**Dataset section**
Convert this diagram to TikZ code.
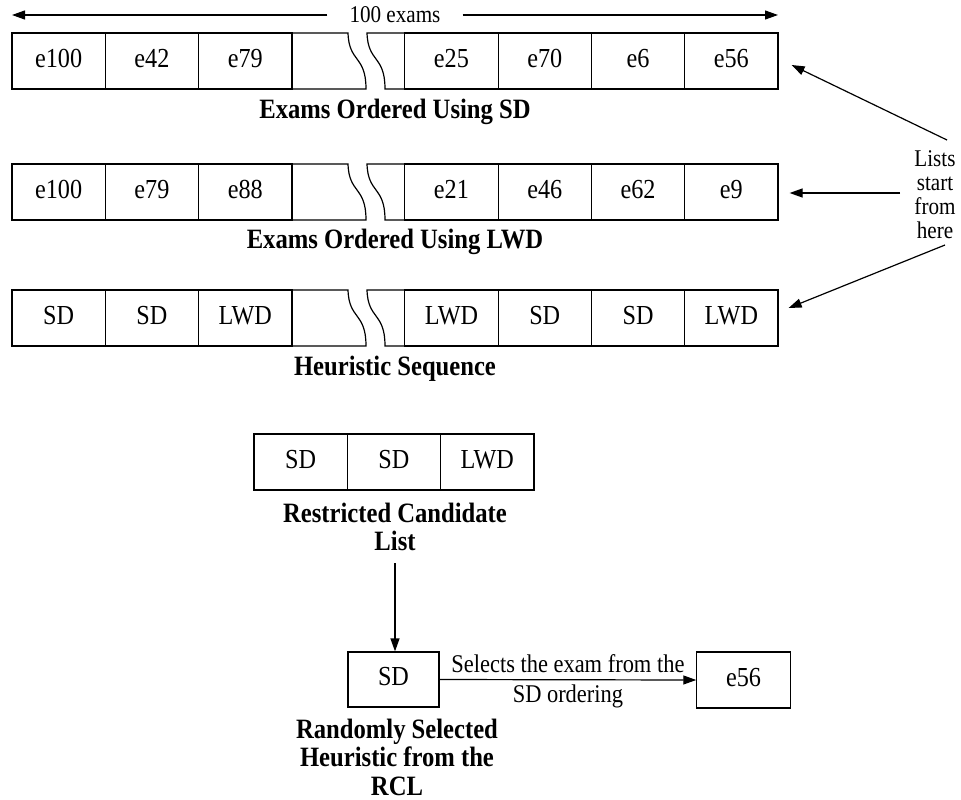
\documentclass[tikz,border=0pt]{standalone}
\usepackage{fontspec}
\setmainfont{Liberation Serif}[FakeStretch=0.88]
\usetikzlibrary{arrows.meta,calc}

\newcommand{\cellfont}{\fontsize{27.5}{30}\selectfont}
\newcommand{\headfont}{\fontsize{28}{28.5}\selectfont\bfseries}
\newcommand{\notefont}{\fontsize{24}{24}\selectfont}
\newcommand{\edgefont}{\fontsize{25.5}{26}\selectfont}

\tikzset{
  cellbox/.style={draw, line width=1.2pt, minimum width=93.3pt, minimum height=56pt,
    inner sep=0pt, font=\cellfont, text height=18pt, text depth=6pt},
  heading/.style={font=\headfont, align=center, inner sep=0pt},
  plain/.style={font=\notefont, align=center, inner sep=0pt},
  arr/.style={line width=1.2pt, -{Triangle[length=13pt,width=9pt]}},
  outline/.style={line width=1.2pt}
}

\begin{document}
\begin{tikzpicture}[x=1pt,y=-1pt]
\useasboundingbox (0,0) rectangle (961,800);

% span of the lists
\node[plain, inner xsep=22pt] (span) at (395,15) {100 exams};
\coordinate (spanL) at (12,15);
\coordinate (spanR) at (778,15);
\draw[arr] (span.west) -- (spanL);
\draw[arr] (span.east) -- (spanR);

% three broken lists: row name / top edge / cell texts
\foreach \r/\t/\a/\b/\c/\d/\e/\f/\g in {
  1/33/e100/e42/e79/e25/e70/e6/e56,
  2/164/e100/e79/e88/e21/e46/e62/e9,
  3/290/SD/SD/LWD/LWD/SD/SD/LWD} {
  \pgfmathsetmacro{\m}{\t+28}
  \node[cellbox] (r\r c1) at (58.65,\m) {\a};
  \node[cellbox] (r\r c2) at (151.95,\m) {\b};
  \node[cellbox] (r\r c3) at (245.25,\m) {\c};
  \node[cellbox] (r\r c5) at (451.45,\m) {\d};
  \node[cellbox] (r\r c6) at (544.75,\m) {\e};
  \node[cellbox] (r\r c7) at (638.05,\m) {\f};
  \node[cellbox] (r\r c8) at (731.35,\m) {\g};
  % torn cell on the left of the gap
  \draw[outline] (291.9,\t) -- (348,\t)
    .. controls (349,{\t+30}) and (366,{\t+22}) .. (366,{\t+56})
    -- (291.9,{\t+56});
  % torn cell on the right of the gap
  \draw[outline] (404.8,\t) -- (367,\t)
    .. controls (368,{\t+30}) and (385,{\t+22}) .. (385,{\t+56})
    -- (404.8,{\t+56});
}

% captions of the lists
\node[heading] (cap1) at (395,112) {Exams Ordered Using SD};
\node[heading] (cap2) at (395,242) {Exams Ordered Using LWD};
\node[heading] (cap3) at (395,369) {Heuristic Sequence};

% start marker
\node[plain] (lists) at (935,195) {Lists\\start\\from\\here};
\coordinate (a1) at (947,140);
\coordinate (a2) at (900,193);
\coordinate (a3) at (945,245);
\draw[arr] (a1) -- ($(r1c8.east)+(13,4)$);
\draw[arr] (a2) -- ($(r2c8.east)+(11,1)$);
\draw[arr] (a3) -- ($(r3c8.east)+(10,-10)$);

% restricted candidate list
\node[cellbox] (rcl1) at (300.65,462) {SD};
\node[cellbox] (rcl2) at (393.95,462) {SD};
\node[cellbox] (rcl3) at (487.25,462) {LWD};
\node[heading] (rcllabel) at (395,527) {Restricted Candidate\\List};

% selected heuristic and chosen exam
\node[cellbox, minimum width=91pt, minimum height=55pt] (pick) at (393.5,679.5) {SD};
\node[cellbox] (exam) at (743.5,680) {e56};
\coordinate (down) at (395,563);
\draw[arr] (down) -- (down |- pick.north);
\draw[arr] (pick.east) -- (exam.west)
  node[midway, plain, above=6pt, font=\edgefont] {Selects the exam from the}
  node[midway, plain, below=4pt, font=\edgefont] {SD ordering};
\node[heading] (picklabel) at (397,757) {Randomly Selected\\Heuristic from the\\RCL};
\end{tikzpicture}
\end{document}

**To do**
Reproduce every line precisely as given, omitting all pictures.

**Solved problem**
Convert this diagram to TikZ code.
\documentclass[tikz,border=0pt]{standalone}
\usepackage{fontspec}
\setmainfont{Liberation Serif}[FakeStretch=0.88]
\usetikzlibrary{arrows.meta,calc}

\newcommand{\cellfont}{\fontsize{27.5}{30}\selectfont}
\newcommand{\headfont}{\fontsize{28}{28.5}\selectfont\bfseries}
\newcommand{\notefont}{\fontsize{24}{24}\selectfont}
\newcommand{\edgefont}{\fontsize{25.5}{26}\selectfont}

\tikzset{
  cellbox/.style={draw, line width=1.2pt, minimum width=93.3pt, minimum height=56pt,
    inner sep=0pt, font=\cellfont, text height=18pt, text depth=6pt},
  heading/.style={font=\headfont, align=center, inner sep=0pt},
  plain/.style={font=\notefont, align=center, inner sep=0pt},
  arr/.style={line width=1.2pt, -{Triangle[length=13pt,width=9pt]}},
  outline/.style={line width=1.2pt}
}

\begin{document}
\begin{tikzpicture}[x=1pt,y=-1pt]
\useasboundingbox (0,0) rectangle (961,800);

% span of the lists
\node[plain, inner xsep=22pt] (span) at (395,15) {100 exams};
\coordinate (spanL) at (12,15);
\coordinate (spanR) at (778,15);
\draw[arr] (span.west) -- (spanL);
\draw[arr] (span.east) -- (spanR);

% three broken lists: row name / top edge / cell texts
\foreach \r/\t/\a/\b/\c/\d/\e/\f/\g in {
  1/33/e100/e42/e79/e25/e70/e6/e56,
  2/164/e100/e79/e88/e21/e46/e62/e9,
  3/290/SD/SD/LWD/LWD/SD/SD/LWD} {
  \pgfmathsetmacro{\m}{\t+28}
  \node[cellbox] (r\r c1) at (58.65,\m) {\a};
  \node[cellbox] (r\r c2) at (151.95,\m) {\b};
  \node[cellbox] (r\r c3) at (245.25,\m) {\c};
  \node[cellbox] (r\r c5) at (451.45,\m) {\d};
  \node[cellbox] (r\r c6) at (544.75,\m) {\e};
  \node[cellbox] (r\r c7) at (638.05,\m) {\f};
  \node[cellbox] (r\r c8) at (731.35,\m) {\g};
  % torn cell on the left of the gap
  \draw[outline] (291.9,\t) -- (348,\t)
    .. controls (349,{\t+30}) and (366,{\t+22}) .. (366,{\t+56})
    -- (291.9,{\t+56});
  % torn cell on the right of the gap
  \draw[outline] (404.8,\t) -- (367,\t)
    .. controls (368,{\t+30}) and (385,{\t+22}) .. (385,{\t+56})
    -- (404.8,{\t+56});
}

% captions of the lists
\node[heading] (cap1) at (395,112) {Exams Ordered Using SD};
\node[heading] (cap2) at (395,242) {Exams Ordered Using LWD};
\node[heading] (cap3) at (395,369) {Heuristic Sequence};

% start marker
\node[plain] (lists) at (935,195) {Lists\\start\\from\\here};
\coordinate (a1) at (947,140);
\coordinate (a2) at (900,193);
\coordinate (a3) at (945,245);
\draw[arr] (a1) -- ($(r1c8.east)+(13,4)$);
\draw[arr] (a2) -- ($(r2c8.east)+(11,1)$);
\draw[arr] (a3) -- ($(r3c8.east)+(10,-10)$);

% restricted candidate list
\node[cellbox] (rcl1) at (300.65,462) {SD};
\node[cellbox] (rcl2) at (393.95,462) {SD};
\node[cellbox] (rcl3) at (487.25,462) {LWD};
\node[heading] (rcllabel) at (395,527) {Restricted Candidate\\List};

% selected heuristic and chosen exam
\node[cellbox, minimum width=91pt, minimum height=55pt] (pick) at (393.5,679.5) {SD};
\node[cellbox] (exam) at (743.5,680) {e56};
\coordinate (down) at (395,563);
\draw[arr] (down) -- (down |- pick.north);
\draw[arr] (pick.east) -- (exam.west)
  node[midway, plain, above=6pt, font=\edgefont] {Selects the exam from the}
  node[midway, plain, below=4pt, font=\edgefont] {SD ordering};
\node[heading] (picklabel) at (397,757) {Randomly Selected\\Heuristic from the\\RCL};
\end{tikzpicture}
\end{document}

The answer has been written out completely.